Rio Tinto Shares Hinge On Chinalco Deal

Nagging fears that a $19.5 billion deal with Aluminum Corp. of China could fail sent debt-troubled Rio Tinto's share price tumbling almost 9 percent Wednesday.

SYDNEY, Australia (AP) -- Nagging fears that a $19.5 billion deal with a major Chinese company could fail sent debt-troubled Rio Tinto's share price tumbling almost 9 percent Wednesday, just hours after the mining giant's newly-appointed chairman stressed the plan's importance.

Australian regulators earlier this week deferred making a decision on whether Aluminum Corp. of China, or Chinalco, should be able to double its stake in the Anglo-Australian miner, prompting some minority lawmakers to publicly oppose the deal saying it was selling off assets that should stay Australian.

The Foreign Investment Review Board said it would investigate the plan for another 90 days before making a recommendation to Treasurer Wayne Swan, who has consistently said he will only approve it if it is in the national interest. The plan also needs shareholder approval.

Rio Tinto's share price in Australia plunged, closing 8.67 percent lower at 47.50 Australian dollars. Shares are also traded in London.

On Tuesday, Rio Tinto named Jan du Plessis as its new chairman to replace Paul Skinner, who is retiring at the annual general meeting in London on April 20.

In a statement accompanying the announcement, du Plessis praised the Chinalco deal as a "platform to create shareholder value and to weather the tough and uncertain global economic conditions."

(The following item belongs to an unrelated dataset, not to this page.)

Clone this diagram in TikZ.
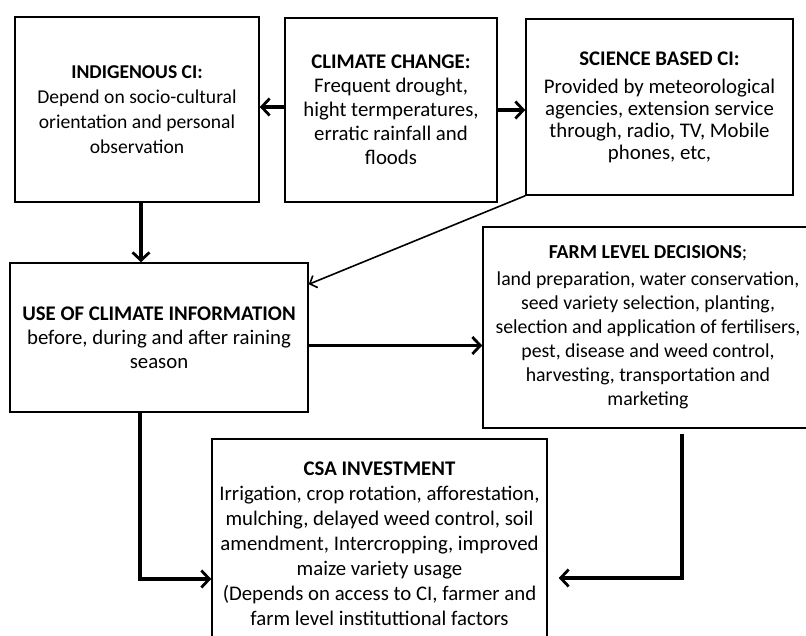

Sen. Barnaby Joyce, a maverick member of Australia's conservative opposition coalition, launched online commercials this week opposing the Chinalco deal by warning of the potential dangers of sending Australia's resource wealth overseas.

Independent Sen. Nick Xenophon on Wednesday supported that view.

"I think we should be selling the milk, not the cow -- in this case the minerals not the mine," Xenophon told Australian Broadcasting Corp. radio.

The Senate on Wednesday voted to open an investigation into plans by state-owned enterprises to buy Australian assets -- approving a motion authored by Joyce and directed at the Chinalco-Rio Tinto proposal.

The Senate Economic Committee was assigned to report to parliament by mid-year. The committee's report is not binding on the government.

Chinalco has offered to invest $12.3 billion in joint investments in aluminum, copper and ore mining with Rio Tinto, and to spend $7.2 billion on convertible bonds in the company. If redeemed for shares the bonds would almost double Chinalco's existing 9.3 percent stake in Rio Tinto Group to 18 percent.

Rio Tinto's board has backed the deal, which will help it deal with about $40 billion in debt that is mostly attributable to its purchase of Canadian aluminum producer Alcan Inc. in 2007. Rival miner BHP Billiton cited Rio Tinto's debt as a major risk when it canceled a $68 billion takeover bid in November.

Rio Tinto is axing some 14,000 jobs worldwide, selling assets and cutting capital spending to cope with a collapse in commodity prices triggered by the global credit crunch.

MF Global analyst Anthony Anderson said concern about the Chinalco plan was behind Wednesday's share price fall.

"It is the uncertainty surrounding the Chinalco deal, there has been a bit of talk out today that there is a lot of opposition to the deal and this is what's weighing on it," Anderson said. "The FIRB extension and the senate inquiry into foreign investment is adding to the uncertainty."

Goldman Sachs JBWere said in a note to clients that Rio Tinto shares would fall further if the Chinalco deal fails and no alternative is found quickly.